**DESCRIPTION OF THE TASK:**
Your task is to copy the listing exactly, with the pictures left out.

**DATA EXCERPT:**
-------
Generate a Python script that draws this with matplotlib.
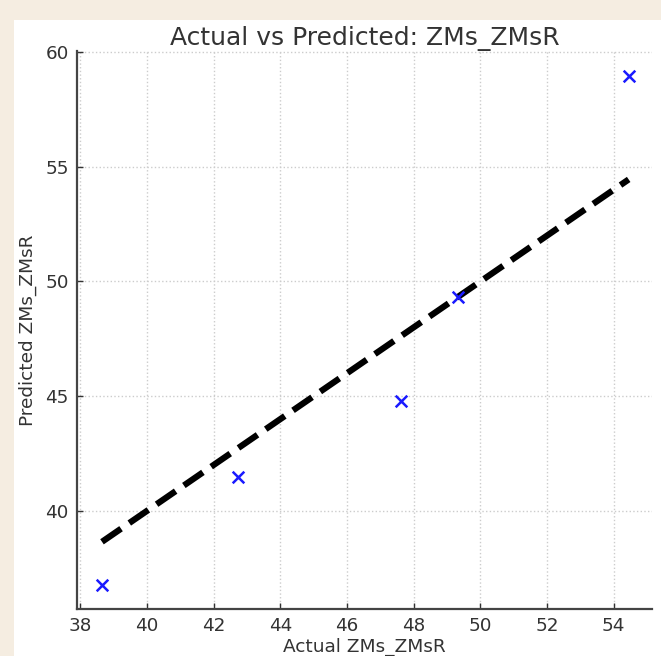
import numpy as np
import matplotlib.pyplot as plt
from matplotlib.patches import Rectangle

# actual vs predicted values
actual = [38.65, 42.72, 47.62, 49.32, 54.45]
predicted = [36.77, 41.48, 44.77, 49.32, 58.97]

fig = plt.figure(figsize=(6.61, 6.56), dpi=100)
fig.patch.set_facecolor('#f5ede1')
# white panel inside the beige frame
fig.patches.append(Rectangle((14/661, 0), 1 - 14/661, 1 - 20/656,
                             transform=fig.transFigure, facecolor='white',
                             edgecolor='none', zorder=-10))

ax = fig.add_axes([77/661, 47/656, 575/661, 558/656])
ax.set_facecolor('white')

ax.scatter(actual, predicted, marker='x', color='#1a1aff', s=70, linewidths=1.8, zorder=3)
lo, hi = min(actual), max(actual)
ax.plot([lo, hi], [lo, hi], 'k--', linewidth=4.5, zorder=2)

ax.set_xlim(37.9, 55.15)
ax.set_ylim(35.72, 60.05)
ax.set_xticks(np.arange(38, 55, 2))
ax.set_yticks(np.arange(40, 61, 5))

ax.grid(True, linestyle=':', color='#cccccc', linewidth=1)
ax.set_axisbelow(True)
for s in ['top', 'right']:
    ax.spines[s].set_visible(False)
for s in ['left', 'bottom']:
    ax.spines[s].set_color('#444444')
    ax.spines[s].set_linewidth(1.6)

ax.tick_params(labelsize=13.2, colors='#333333', direction='in', length=4.5, width=1, pad=6)
ax.set_title('Actual vs Predicted: ZMs_ZMsR', fontsize=18, color='#333333', pad=3)
ax.set_xlabel('Actual ZMs_ZMsR', fontsize=13.3, color='#333333', labelpad=2)
ax.set_ylabel('Predicted ZMs_ZMsR', fontsize=13.3, color='#333333', labelpad=6)

fig.savefig('out.png', dpi=100)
-------
**RESPONSE FOR THIS EXERCISE:**
Generate a Python script that draws this with matplotlib.
import numpy as np
import matplotlib.pyplot as plt
from matplotlib.patches import Rectangle

# actual vs predicted values
actual = [38.65, 42.72, 47.62, 49.32, 54.45]
predicted = [36.77, 41.48, 44.77, 49.32, 58.97]

fig = plt.figure(figsize=(6.61, 6.56), dpi=100)
fig.patch.set_facecolor('#f5ede1')
# white panel inside the beige frame
fig.patches.append(Rectangle((14/661, 0), 1 - 14/661, 1 - 20/656,
                             transform=fig.transFigure, facecolor='white',
                             edgecolor='none', zorder=-10))

ax = fig.add_axes([77/661, 47/656, 575/661, 558/656])
ax.set_facecolor('white')

ax.scatter(actual, predicted, marker='x', color='#1a1aff', s=70, linewidths=1.8, zorder=3)
lo, hi = min(actual), max(actual)
ax.plot([lo, hi], [lo, hi], 'k--', linewidth=4.5, zorder=2)

ax.set_xlim(37.9, 55.15)
ax.set_ylim(35.72, 60.05)
ax.set_xticks(np.arange(38, 55, 2))
ax.set_yticks(np.arange(40, 61, 5))

ax.grid(True, linestyle=':', color='#cccccc', linewidth=1)
ax.set_axisbelow(True)
for s in ['top', 'right']:
    ax.spines[s].set_visible(False)
for s in ['left', 'bottom']:
    ax.spines[s].set_color('#444444')
    ax.spines[s].set_linewidth(1.6)

ax.tick_params(labelsize=13.2, colors='#333333', direction='in', length=4.5, width=1, pad=6)
ax.set_title('Actual vs Predicted: ZMs_ZMsR', fontsize=18, color='#333333', pad=3)
ax.set_xlabel('Actual ZMs_ZMsR', fontsize=13.3, color='#333333', labelpad=2)
ax.set_ylabel('Predicted ZMs_ZMsR', fontsize=13.3, color='#333333', labelpad=6)

fig.savefig('out.png', dpi=100)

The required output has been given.